Ceviche: Fresh Fish Cooking and Making Tips

Ceviche is a refreshing and tangy seafood dish that showcases the freshness of the fish marinated in citrus juices. It’s a popular dish in coastal regions, especially on Isla Carmen, where fresh seafood is abundant. Here’s how to make a delicious ceviche at home, along with some essential tips and FAQs.

Ingredients:

  • 1 lb fresh fish fillets (such as sea bass, snapper, or halibut)
  • 1 cup freshly squeezed lime juice (about 8-10 limes)
  • 1/2 cup freshly squeezed lemon juice (about 4-5 lemons)
  • 1 small red onion, finely diced
  • 1 jalapeño or serrano pepper, finely diced (seeds removed for less heat)
  • 2 medium tomatoes, diced
  • 1 cucumber, peeled, seeded, and diced
  • 1/4 cup fresh cilantro, chopped
  • Salt and pepper to taste
  • Avocado slices for garnish (optional)
  • Tortilla chips or tostadas for serving

Instructions:

  1. Prepare the Fish:
  • Cut the fish fillets into small, uniform cubes (about 1/2 inch pieces).
  1. Marinate the Fish:
  • Place the fish cubes in a glass or ceramic bowl.
  • Pour the lime and lemon juice over the fish, ensuring the fish is fully submerged.
  • Cover and refrigerate for at least 30 minutes to 1 hour, or until the fish turns opaque and is “cooked” by the citrus juice.
  1. Prepare the Vegetables:
  • While the fish is marinating, dice the red onion, jalapeño, tomatoes, and cucumber.
  • Chop the cilantro.
  1. Combine Ingredients:
  • Once the fish is ready, drain some of the excess citrus juice if desired.
  • Add the diced red onion, jalapeño, tomatoes, cucumber, and cilantro to the marinated fish.
  • Gently mix everything together.
  • Season with salt and pepper to taste.
  1. Serve:
  • Serve the ceviche chilled, garnished with avocado slices if using.
  • Accompany with tortilla chips or tostadas for a delightful crunch.

Tips for Perfect Ceviche:

  1. Use Fresh Fish: The quality of the fish is crucial.
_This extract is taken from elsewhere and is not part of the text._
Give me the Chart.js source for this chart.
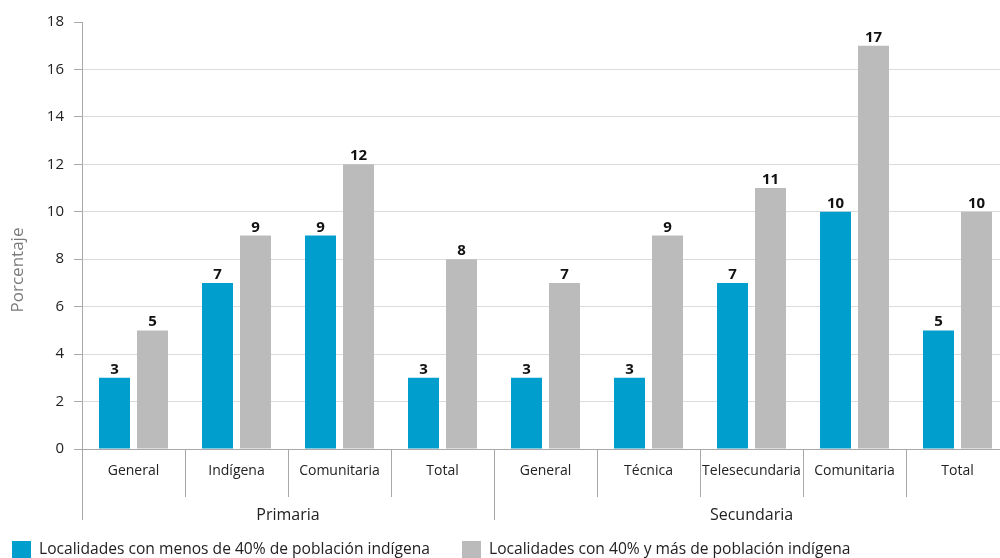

Use the freshest fish you can find.
  2. Uniform Cubes: Cut the fish into uniform cubes to ensure even marination.
  3. Fresh Citrus Juice: Always use freshly squeezed lime and lemon juice for the best flavor.
  4. Chill Thoroughly: Allow enough time for the fish to marinate and “cook” in the citrus juice.
  5. Balance the Ingredients: Adjust the amount of citrus, vegetables, and seasoning to your taste preference.

FAQs:

  1. What type of fish is best for ceviche?
  • Firm, white fish like sea bass, snapper, or halibut are ideal for ceviche.
  1. Can I use frozen fish for ceviche?
  • Yes, but make sure it is properly thawed and very fresh. Frozen fish should be of high quality.
  1. How long should the fish marinate?
  • Marinate the fish for at least 30 minutes to 1 hour, or until it turns opaque and firm.
  1. Is it safe to eat raw fish in ceviche?
  • The fish is “cooked” by the acidity of the citrus juice, but it’s important to use fresh, high-quality fish to reduce any risk.
  1. Can I use other citrus fruits?
  • Lime and lemon are traditional, but you can experiment with other citrus fruits like orange or grapefruit for different flavors.
  1. How do I store leftover ceviche?
  • Store leftover ceviche in an airtight container in the refrigerator for up to 24 hours. The texture may change slightly.
  1. What can I serve with ceviche?
  • Tortilla chips, tostadas, or even fresh lettuce leaves work well as accompaniments.
  1. Can I add other seafood to the ceviche?
  • Yes, shrimp, scallops, or squid can be added for variety.
  1. How spicy should the ceviche be?
  • Adjust the heat level by adding more or fewer jalapeños or serrano peppers. Remove the seeds for a milder version.
  1. What other vegetables can I add?
    • Bell peppers, radishes, or even mango can be added for extra flavor and texture.

Enjoy making and savoring this refreshing ceviche, a true taste of the sea!